• **Data block**:
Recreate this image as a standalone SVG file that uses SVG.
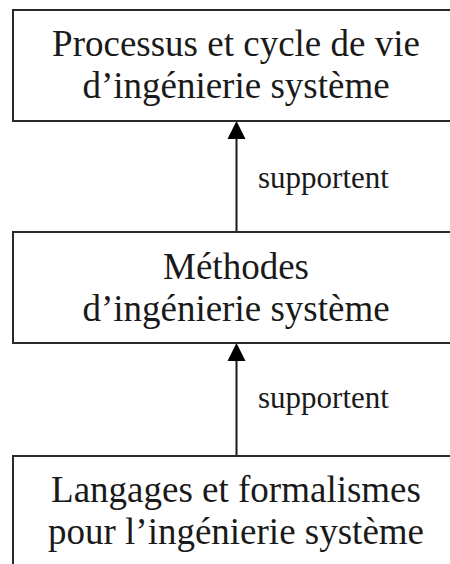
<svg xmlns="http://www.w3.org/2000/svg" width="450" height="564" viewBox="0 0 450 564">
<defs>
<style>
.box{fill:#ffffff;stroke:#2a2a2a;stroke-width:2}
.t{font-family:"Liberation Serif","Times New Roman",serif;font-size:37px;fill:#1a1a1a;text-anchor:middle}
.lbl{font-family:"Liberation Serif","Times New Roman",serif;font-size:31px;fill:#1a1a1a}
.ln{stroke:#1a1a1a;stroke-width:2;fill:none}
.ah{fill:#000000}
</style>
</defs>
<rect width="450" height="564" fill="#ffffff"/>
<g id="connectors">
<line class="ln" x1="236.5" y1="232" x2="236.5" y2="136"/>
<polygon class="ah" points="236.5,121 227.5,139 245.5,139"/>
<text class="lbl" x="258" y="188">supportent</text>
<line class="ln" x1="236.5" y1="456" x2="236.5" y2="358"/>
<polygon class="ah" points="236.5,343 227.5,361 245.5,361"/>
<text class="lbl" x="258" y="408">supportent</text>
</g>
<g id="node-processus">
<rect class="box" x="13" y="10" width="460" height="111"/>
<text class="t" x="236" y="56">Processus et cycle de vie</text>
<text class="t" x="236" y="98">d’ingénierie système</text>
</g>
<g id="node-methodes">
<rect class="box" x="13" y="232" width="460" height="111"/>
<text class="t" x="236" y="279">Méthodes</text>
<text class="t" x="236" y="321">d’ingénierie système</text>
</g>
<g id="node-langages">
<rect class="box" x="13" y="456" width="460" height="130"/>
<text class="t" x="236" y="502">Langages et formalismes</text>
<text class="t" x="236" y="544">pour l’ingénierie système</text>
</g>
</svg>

• **The task**: Retype the listing exactly. Pictures do not belong in the copy.

• **Output for this task**:
Recreate this image as a standalone SVG file that uses SVG.
<svg xmlns="http://www.w3.org/2000/svg" width="450" height="564" viewBox="0 0 450 564">
<defs>
<style>
.box{fill:#ffffff;stroke:#2a2a2a;stroke-width:2}
.t{font-family:"Liberation Serif","Times New Roman",serif;font-size:37px;fill:#1a1a1a;text-anchor:middle}
.lbl{font-family:"Liberation Serif","Times New Roman",serif;font-size:31px;fill:#1a1a1a}
.ln{stroke:#1a1a1a;stroke-width:2;fill:none}
.ah{fill:#000000}
</style>
</defs>
<rect width="450" height="564" fill="#ffffff"/>
<g id="connectors">
<line class="ln" x1="236.5" y1="232" x2="236.5" y2="136"/>
<polygon class="ah" points="236.5,121 227.5,139 245.5,139"/>
<text class="lbl" x="258" y="188">supportent</text>
<line class="ln" x1="236.5" y1="456" x2="236.5" y2="358"/>
<polygon class="ah" points="236.5,343 227.5,361 245.5,361"/>
<text class="lbl" x="258" y="408">supportent</text>
</g>
<g id="node-processus">
<rect class="box" x="13" y="10" width="460" height="111"/>
<text class="t" x="236" y="56">Processus et cycle de vie</text>
<text class="t" x="236" y="98">d’ingénierie système</text>
</g>
<g id="node-methodes">
<rect class="box" x="13" y="232" width="460" height="111"/>
<text class="t" x="236" y="279">Méthodes</text>
<text class="t" x="236" y="321">d’ingénierie système</text>
</g>
<g id="node-langages">
<rect class="box" x="13" y="456" width="460" height="130"/>
<text class="t" x="236" y="502">Langages et formalismes</text>
<text class="t" x="236" y="544">pour l’ingénierie système</text>
</g>
</svg>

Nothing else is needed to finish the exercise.